The first school in Georgetown was taught in J. W. Slette’s store, one of the few buildings saved from the fire of 1852. Mrs. Dr. Ray was the first teacher. On May 22, 1854 the first Public School in town was established with Miss Minerva A. Horsford as teacher and S. Knox, William T. Gibbs and B. C. Currier as Trustees.
By 1859, the town had grown large enough that several fraternal and other organizations had been established there. These included a Temple of Honor, No. 11; the Odd Fellows Lodge No. 37; Georgetown Lodge No. 25, F. and A. M.; a Lodge of the Ancient Society of E. Clampus Vitus and a military company that went by the name of the Georgetown Blues.
Like many of the rapidly growing towns in the Mother Lode, Georgetown was always faced with a continuing danger from the scourge of wooden towns – uncontrolled fire. As a result of the 1852 fire, a hook and ladder company had been organized and boasted a very large volunteer membership.
On July 7, 1856, within a month of the very suspicious and quite large fires at Placerville and Diamond Springs, flames mysteriously appeared at the rear of a saloon on the east side of Main Street. Despite the efforts of the brave fireman, all that was saved was the Knox and Sharp dwellings and the buildings on the west side of Church Street. Two years later another fire again destroyed most of the buildings on the east side of Main Street. For obvious reasons, only some of the buildings were rebuilt this time.
May 28, 1869 brought with it a fire in the Miner’s Hotel, which some believed was set to possibly cover up a murder. Although the proprietor, Mr. Stahlman, escaped with his eldest child, it took as victims his wife, three of their other children and a Miss Stanton.
On July 13, 1869, Mr. Stahlman was tried on suspicion of arson before Judge Charles F. Irwin. The trial lasted two days and the jury could not reach a verdict. A second trial was held on February 1, 1870, and the jury handed down a verdict of not guilty.
On June 14, 1870 the entire business district was lost in a fire that started in the Tahoe Saloon. At the time, mining was at its height in Georgetown and blasting powder was stored in many of the basements, hampering the ability of the firemen to extinguish the flames. Bolts of cloth, huge iron doors and kegs of nails were thrown hundreds of feet through the air by an explosion that killed two unfortunate onlookers.
s a result of fear from continuing fire, a brick kiln was soon constructed and many of the destroyed buildings were replaced with much safer brick structures.
In the early 20th century, the mines in and around Georgetown began to close, due to the high cost of operation and the lack of cheap power. The thriving town would start into a decline and, like many Gold Rush towns, become only little more than a ghost of its once proud self. Then, in 1928 electric power was brought to town in an attempt to resurrect the Woodside-Eureka mine. Apparently the mine didn’t reopen, but now Georgetown had electric power.

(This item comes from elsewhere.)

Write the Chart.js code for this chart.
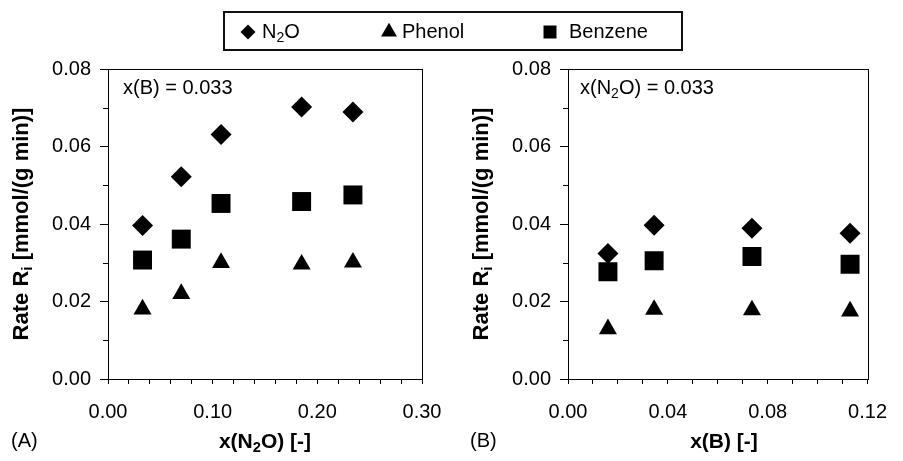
<!DOCTYPE html>
<html>
<head>
<meta charset="utf-8">
<script src="https://cdn.jsdelivr.net/npm/chart.js@4.4.1/dist/chart.umd.min.js"></script>
<style>
  body { margin: 0; background: #fff; font-family: "Liberation Sans", Arial, sans-serif; }
  #wrap { position: relative; width: 903px; height: 461px; overflow: hidden; background: #fff; }
  #wrap canvas { position: absolute; top: 0; }
  .txt { position: absolute; white-space: nowrap; color: #000; line-height: 1; font-size: 20px; }
  .bold { font-weight: bold; font-size: 21px; }
  sub { font-size: 0.7em; line-height: 0; vertical-align: -0.25em; }
  #legend { position: absolute; left: 223px; top: 11px; width: 456px; height: 36px; border: 2px solid #111; }
  .ytitle { width: 300px; text-align: center; transform: rotate(-90deg); font-size: 22px; }
  .xtitle { width: 200px; text-align: center; }
</style>
</head>
<body>
<div id="wrap">
  <canvas id="chartA" width="460" height="461" style="left:0"></canvas>
  <canvas id="chartB" width="443" height="461" style="left:460px"></canvas>

  <div id="legend"></div>

  <div class="txt ytitle bold" style="left:-129px; top:213px">Rate R<sub>i</sub> [mmol/(g min)]</div>
  <div class="txt ytitle bold" style="left:331px; top:213px">Rate R<sub>i</sub> [mmol/(g min)]</div>

  <div class="txt" style="left:123px; top:77px">x(B) = 0.033</div>
  <div class="txt" style="left:580px; top:77px">x(N<sub>2</sub>O) = 0.033</div>

  <div class="txt xtitle bold" style="left:165px; top:430px">x(N<sub>2</sub>O) [-]</div>
  <div class="txt xtitle bold" style="left:624px; top:430px">x(B) [-]</div>
  <div class="txt" style="left:11px; top:430px">(A)</div>
  <div class="txt" style="left:470px; top:430px">(B)</div>
</div>

<script>
// panel A: rates vs. N2O fraction at x(B) = 0.033
const xN2O = [0.033, 0.070, 0.108, 0.185, 0.234];
const n2oA = [0.0396, 0.0522, 0.0631, 0.0702, 0.0689];
const phenolA = [0.0180, 0.0220, 0.0300, 0.0296, 0.0301];
const benzeneA = [0.0307, 0.0361, 0.0453, 0.0458, 0.0475];

// panel B: rates vs. benzene fraction at x(N2O) = 0.033
const xBenz = [0.016, 0.0345, 0.0737, 0.113];
const n2oB = [0.0324, 0.0397, 0.0389, 0.0376];
const phenolB = [0.0129, 0.0179, 0.0178, 0.0175];
const benzeneB = [0.0277, 0.0305, 0.0316, 0.0296];

const seriesNames = ['N<sub>2</sub>O', 'Phenol', 'Benzene'];
const markers = [
    { pointStyle: 'rectRot', radius: 10.5, legendRadius: 7.5 },
    { pointStyle: 'triangle', radius: 10.4, legendRadius: 9.2 },
    { pointStyle: 'rect', radius: 13.4, legendRadius: 9.2 }
];

const yTicks = [0, 0.02, 0.04, 0.06, 0.08];
const xTicksA = [0, 0.10, 0.20, 0.30];
const xTicksB = [0, 0.04, 0.08, 0.12];

const tickFont = { family: "'Liberation Sans', Arial, sans-serif", size: 20 };

// box around plot area + short minor ticks on the y axis
const frame = {
    id: 'frame',
    afterDraw(chart) {
        const { ctx, chartArea: a } = chart;
        const ys = chart.scales.y;
        ctx.save();
        ctx.strokeStyle = '#000';
        ctx.lineWidth = 1;
        ctx.strokeRect(Math.round(a.left) + 0.5, Math.round(a.top) + 0.5,
            Math.round(a.right - a.left), Math.round(a.bottom - a.top));
        ctx.beginPath();
        ys.ticks.forEach((t, i) => {
            if (i % 2 === 0) return;
            const py = Math.round(ys.getPixelForValue(t.value)) + 0.5;
            ctx.moveTo(a.left - 5, py);
            ctx.lineTo(a.left, py);
        });
        ctx.stroke();
        ctx.restore();
    }
};

function makePanel(id, xs, n2o, phenol, benzene, xMax, xStep, xLabels, rightPad) {
    const pts = ys => xs.map((x, i) => ({ x: x, y: ys[i] }));
    const sets = [n2o, phenol, benzene].map((ys, k) => ({
        label: seriesNames[k],
        data: pts(ys),
        pointStyle: markers[k].pointStyle,
        pointRadius: markers[k].radius,
        pointHoverRadius: markers[k].radius,
        backgroundColor: '#000',
        borderColor: '#000',
        borderWidth: 0
    }));
    const isLabel = (v, list) => list.some(t => Math.abs(t - v) < 1e-9);

    return new Chart(document.getElementById(id), {
        type: 'scatter',
        data: { datasets: sets },
        options: {
            responsive: false,
            animation: false,
            devicePixelRatio: 1,
            layout: { padding: { top: 69, right: rightPad, left: 0, bottom: 0 } },
            plugins: { legend: { display: false }, tooltip: { enabled: false } },
            scales: {
                x: {
                    type: 'linear', min: 0, max: xMax,
                    ticks: {
                        stepSize: xStep, autoSkip: false, maxRotation: 0, minRotation: 0,
                        padding: 16, color: '#000', font: tickFont,
                        callback: v => isLabel(v, xLabels) ? v.toFixed(2) : ''
                    },
                    grid: { drawOnChartArea: false, tickLength: 5, tickColor: '#000' },
                    border: { color: '#000', width: 1 },
                    afterFit: s => { s.height = 82; }
                },
                y: {
                    type: 'linear', min: 0, max: 0.08,
                    ticks: {
                        stepSize: 0.01, autoSkip: false, padding: 9, color: '#000', font: tickFont,
                        callback: v => isLabel(v, yTicks) ? v.toFixed(2) : ''
                    },
                    grid: {
                        drawOnChartArea: false, tickLength: 8,
                        tickColor: c => c.index % 2 === 0 ? '#000' : 'rgba(0,0,0,0)'
                    },
                    border: { color: '#000', width: 1 },
                    afterFit: s => { s.width = 108; }
                }
            }
        },
        plugins: [frame]
    });
}

makePanel('chartA', xN2O, n2oA, phenolA, benzeneA, 0.30, 0.02, xTicksA, 38);
makePanel('chartB', xBenz, n2oB, phenolB, benzeneB, 0.12, 0.01, xTicksB, 23);

// shared legend across both panels
const legend = document.getElementById('legend');
const legendPos = [{ mark: 23, text: 37 }, { mark: 163.5, text: 177 }, { mark: 325, text: 344 }];
markers.forEach((m, k) => {
    const c = document.createElement('canvas');
    c.width = 24; c.height = 24;
    c.style.position = 'absolute';
    c.style.left = (legendPos[k].mark - 12) + 'px';
    c.style.top = (19 - 12) + 'px';
    const g = c.getContext('2d');
    g.fillStyle = '#000';
    g.strokeStyle = '#000';
    Chart.helpers.drawPoint(g, { pointStyle: m.pointStyle, radius: m.legendRadius, rotation: 0, borderWidth: 0 }, 12, 12);
    legend.appendChild(c);

    const t = document.createElement('div');
    t.className = 'txt';
    t.style.left = legendPos[k].text + 'px';
    t.style.top = '8px';
    t.innerHTML = seriesNames[k];
    legend.appendChild(t);
});
</script>
</body>
</html>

When 1929 and the depression arrived in the rest of the country, Georgetown began to thrive. The Beebe Mine and the Alpine Mine reopened and within five years were employing over a hundred men. Businesses thrived, housing was at a premium and building started. After being vacant for as many as twenty years, all the stores in town were occupied and flourishing.
Once one of the largest and most important centers of mining in El Dorado County, the entire Georgetown Divide has now become an important timber and recreational center attracting untold tourists to this area of beautiful scenery and excellent hunting and fishing.
Each year, from downtown Georgetown, a large contingent of four-wheel drive vehicles known as the Jeeper’s Jamboree sets out on a trip eastward through many of the historical mining and recreational areas towards their destination, Lake Tahoe.
The town that the pioneering citizens of 1852 laid out, with its broad streets, remains today, thoroughly sprinkled with century old buildings and uncountable bits of Gold Rush history.
Sources for this story include: “History of California”, by Theodore Hittell (1897); “California Gold Camps”, by Erwin Gudde (1975); “California Place Names”, by Erwin Gudde, 3rd Edition (1974); “Mother Lode of Learning – One Room Schools of El Dorado County” by Retired Teachers Association of El Dorado County (1990); “I Remember…, Stories and pictures of El Dorado County pioneer families”, researched and written by Betty Yohalem (1977); “Mines and Mineral Resources of El Dorado County, California”, California Division of Mines (1956); “Narrow Gauge Nostalgia” by George Turner (1965); “History of El Dorado County”, by Paolo Sioli (1883), reprinted and indexed by the El Dorado Friends of the Library (1998); the archives of the Mountain Democrat (1854-Present); and the wonderful people at the reference desk of the El Dorado County Main Library.